We must, as noted in the USED summary, study the impact of testing time on instruction, particularly so if we are to consider multiple components during the school year. I’ve looked at the testing calendars for several districts in this state – we begin serious disruption of instruction in March, but it starts earlier. It is not only the time that students spend in actual testing but the time when some students are sent to testing and teachers must adapt their instruction for the remaining class so that tested students are not punished for their absence – or, at least, everyone is shortchanged equally. Every hour a child is being tested is an hour that child is not being taught. I am not aware of any research that attempts to determine the impact of lost instructional time due to testing. I would hope that you require attention to test administration design and efficiency such that the disruption to instruction is kept to a minimum.
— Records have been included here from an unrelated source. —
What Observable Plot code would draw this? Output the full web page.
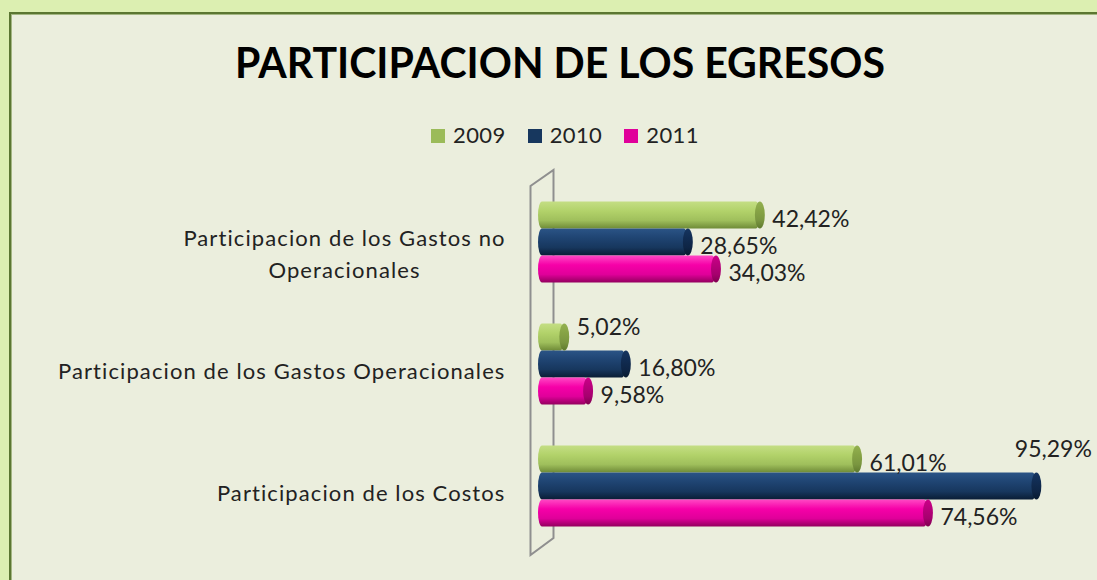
<!DOCTYPE html>
<html><head><meta charset="utf-8">
<script src="https://cdn.jsdelivr.net/npm/d3@7"></script>
<script src="https://cdn.jsdelivr.net/npm/@observablehq/plot@0.6"></script>
<style>
html,body{margin:0;padding:0;width:1097px;height:580px;overflow:hidden;background:#dcefb1;font-family:Lato,sans-serif;}
#frame{position:absolute;left:9px;top:12px;width:1200px;height:700px;border-left:2px solid #5b7631;border-top:2px solid #5b7631;background:#ebeedd;box-shadow:inset 1px 1px 0 #a3b682;}
#title{position:absolute;top:41px;left:560px;transform:translateX(-50%);font-size:42px;font-weight:700;line-height:1;white-space:nowrap;color:#000;}
#legend{position:absolute;top:124px;left:431px;display:flex;font-size:22px;line-height:1;color:#222;letter-spacing:0.4px;}
#legend .item{display:flex;align-items:center;margin-right:22px;}
#legend .sw{width:14px;height:14px;margin-right:8px;margin-top:2px;}
#chart{position:absolute;left:0;top:150px;}
</style></head>
<body>
<div id="frame"></div>
<div id="title">PARTICIPACION DE LOS EGRESOS</div>
<div id="legend"></div>
<div id="chart"></div>
<script>
const categories = ["Participacion de los Gastos no Operacionales", "Participacion de los Gastos Operacionales", "Participacion de los Costos"];
const years = ["2009", "2010", "2011"];
const v2009 = [42.42, 5.02, 61.01];
const v2010 = [28.65, 16.80, 95.29];
const v2011 = [34.03, 9.58, 74.56];
const legendColors = {"2009": "#9bbb59", "2010": "#17375e", "2011": "#e0009a"};

const series = [v2009, v2010, v2011];
const data = [];
categories.forEach((c, i) => years.forEach((y, j) => data.push({cat: c, year: y, value: series[j][i]})));

const fmt = d => d.value.toFixed(2).replace(".", ",") + "%";
const wrap = s => {
  if (s.length <= 42) return s;
  const words = s.split(" "); let a = "", k = 0;
  while (k < words.length && (a + " " + words[k]).trim().length <= 30) { a = (a + " " + words[k]).trim(); k++; }
  return a + "\n" + words.slice(k).join(" ");
};
const maxVal = d3.max(data, d => d.value);
const isTop = d => d.value === maxVal;
const isTiny = d => d.value < 6;

// legend
const lg = document.getElementById("legend");
years.forEach(y => {
  const it = document.createElement("div"); it.className = "item";
  it.innerHTML = `<div class="sw" style="background:${legendColors[y]}"></div><span>${y}</span>`;
  lg.appendChild(it);
});

const H = 430, MT = 49.5, MB = 53, ML = 538, MR = 36;
const plot = Plot.plot({
  width: 1097, height: H,
  marginLeft: ML, marginRight: MR, marginTop: MT, marginBottom: MB,
  style: {background: "transparent", fontFamily: "Lato, sans-serif", color: "#222", overflow: "visible"},
  x: {domain: [0, 100], axis: null},
  y: {domain: years, axis: null, padding: 0},
  fy: {domain: categories, axis: null, paddingInner: 0.333, paddingOuter: 0},
  color: {type: "identity"},
  marks: [
    Plot.barX(data, {x1: 0, x2: "value", y: "year", fy: "cat", fill: d => `url(#body${d.year})`, rx: 4, ry: 13.6, inset: 0}),
    Plot.barX(data, {x1: d => d.value - 0.95, x2: d => d.value + 0.95, y: "year", fy: "cat", fill: d => `url(#cap${d.year})`, rx: 5, ry: 13.6, inset: 0}),
    Plot.text(data.filter(d => !isTop(d) && !isTiny(d)), {x: "value", y: "year", fy: "cat", text: fmt, dx: 12, dy: 4, textAnchor: "start", fontSize: 23, fill: "#222"}),
    Plot.text(data.filter(isTiny), {x: "value", y: "year", fy: "cat", text: fmt, dx: 12, dy: -10, textAnchor: "start", fontSize: 23, fill: "#222"}),
    Plot.text(data.filter(isTop), {x: "value", y: "year", fy: "cat", text: fmt, dx: 55, dy: -37, textAnchor: "end", fontSize: 23, fill: "#222"}),
    Plot.text(categories.filter(c => !wrap(c).includes("\n")), {fy: d => d, text: d => d, frameAnchor: "left", dx: -33, dy: 8, textAnchor: "end", fontSize: 22, fill: "#222"}),
    Plot.text(categories.filter(c => wrap(c).includes("\n")), {fy: d => d, text: d => wrap(d), frameAnchor: "left", dx: -194, dy: 10, textAnchor: "middle", lineHeight: 1.45, fontSize: 22, fill: "#222"})
  ]
});

// widen category labels' letter spacing (Calibri-like proportions)
plot.querySelectorAll("text").forEach(t => {
  if (t.textContent.startsWith("Participacion")) t.setAttribute("letter-spacing", "1.1");
});

// gradients
const grads = {
  body2009: ["#c4de84", "#b2d26a", "#9fbf5c", "#6f8b37"],
  body2010: ["#2b5486", "#1f4472", "#17375e", "#0a1d35"],
  body2011: ["#ff48c4", "#f600a8", "#e0009a", "#93005e"],
  cap2009: ["#93b050", "#86a345", "#7a9640", "#5f7a2e"],
  cap2010: ["#153560", "#112c52", "#0e2545", "#081a30"],
  cap2011: ["#cc0088", "#b8007b", "#a6006e", "#80004f"]
};
const ns = "http://www.w3.org/2000/svg";
const defs = document.createElementNS(ns, "defs");
Object.entries(grads).forEach(([id, cs]) => {
  const g = document.createElementNS(ns, "linearGradient");
  g.setAttribute("id", id); g.setAttribute("x1", 0); g.setAttribute("y1", 0); g.setAttribute("x2", 0); g.setAttribute("y2", 1);
  [0, 0.35, 0.7, 1].forEach((o, i) => {
    const s = document.createElementNS(ns, "stop");
    s.setAttribute("offset", o); s.setAttribute("stop-color", cs[i]); g.appendChild(s);
  });
  defs.appendChild(g);
});
plot.insertBefore(defs, plot.firstChild);

// 3D back wall (drawn beneath the bars)
const bottom = H - MB;
const wall = document.createElementNS(ns, "path");
wall.setAttribute("d", `M${ML - 7.5},${bottom + 28} L${ML - 7.5},${MT - 13.5} L${ML + 15.5},${MT - 29.5} L${ML + 15.5},${bottom + 11} Z`);
wall.setAttribute("fill", "none"); wall.setAttribute("stroke", "#8f8f8f"); wall.setAttribute("stroke-width", 2);
const firstG = plot.querySelector("g");
plot.insertBefore(wall, firstG);

document.getElementById("chart").appendChild(plot);

// fit title width
function fitTitle() {
  const t = document.getElementById("title");
  t.style.transform = "translateX(-50%)";
  const w = t.getBoundingClientRect().width;
  t.style.transform = `translateX(-50%) scaleX(${650 / w})`;
}
fitTitle();
if (document.fonts) document.fonts.ready.then(fitTitle);
</script>
</body></html>
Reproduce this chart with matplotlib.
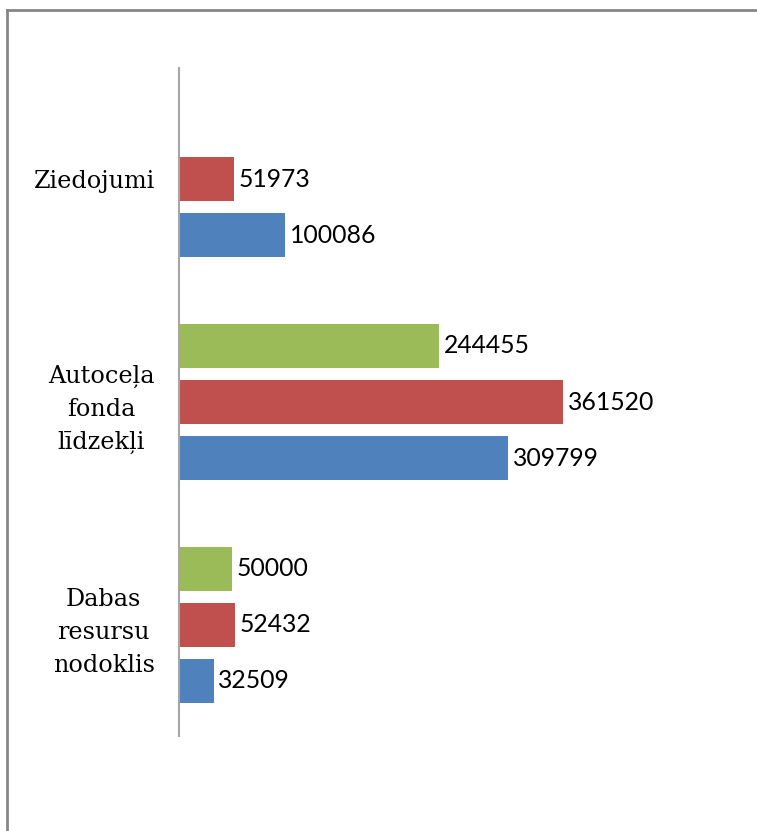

4. Societal Considerations

We focus our testing on “standards” in basic areas. The USED summary suggests we begin development in language arts and mathematics. It’s been adequately demonstrate that testing in only a few high stakes areas narrows instruction. Today’s accountability movement seems to focus only on the development of skills to produce “good workers” with virtually no consideration for other purposes of public education, for example, to produce good citizens. What is the impact on the society of reductions in the arts, language and social sciences? We pay lip service to a desire to test “critical thinking” yet we seem determined to remove from schooling those things worth thinking about. Perhaps it would be useful to undertake study of the relationship between test scores and indicators of positive and negative societal outcomes such as incidence of voting and arrest. Teachers in public schools serving upper socioeconomic strata spend little time preparing students for 10th and 20th percentile tests, but if teachers in poor schools must spend all their time getting their students to pass minimum competencies in English and math, how does that impact instructional time spent in other areas, and do those changes, if any, have impact on such things as citizenship behaviors? I do indeed understand that we must “start somewhere,” and that there are reasonable arguments for beginning this effort with reading and math, but let us make sure that Mr. Obama’s initiative does not do to our public schools what someone else did to Afghanistan, getting things off to a reasonable start and then walking away.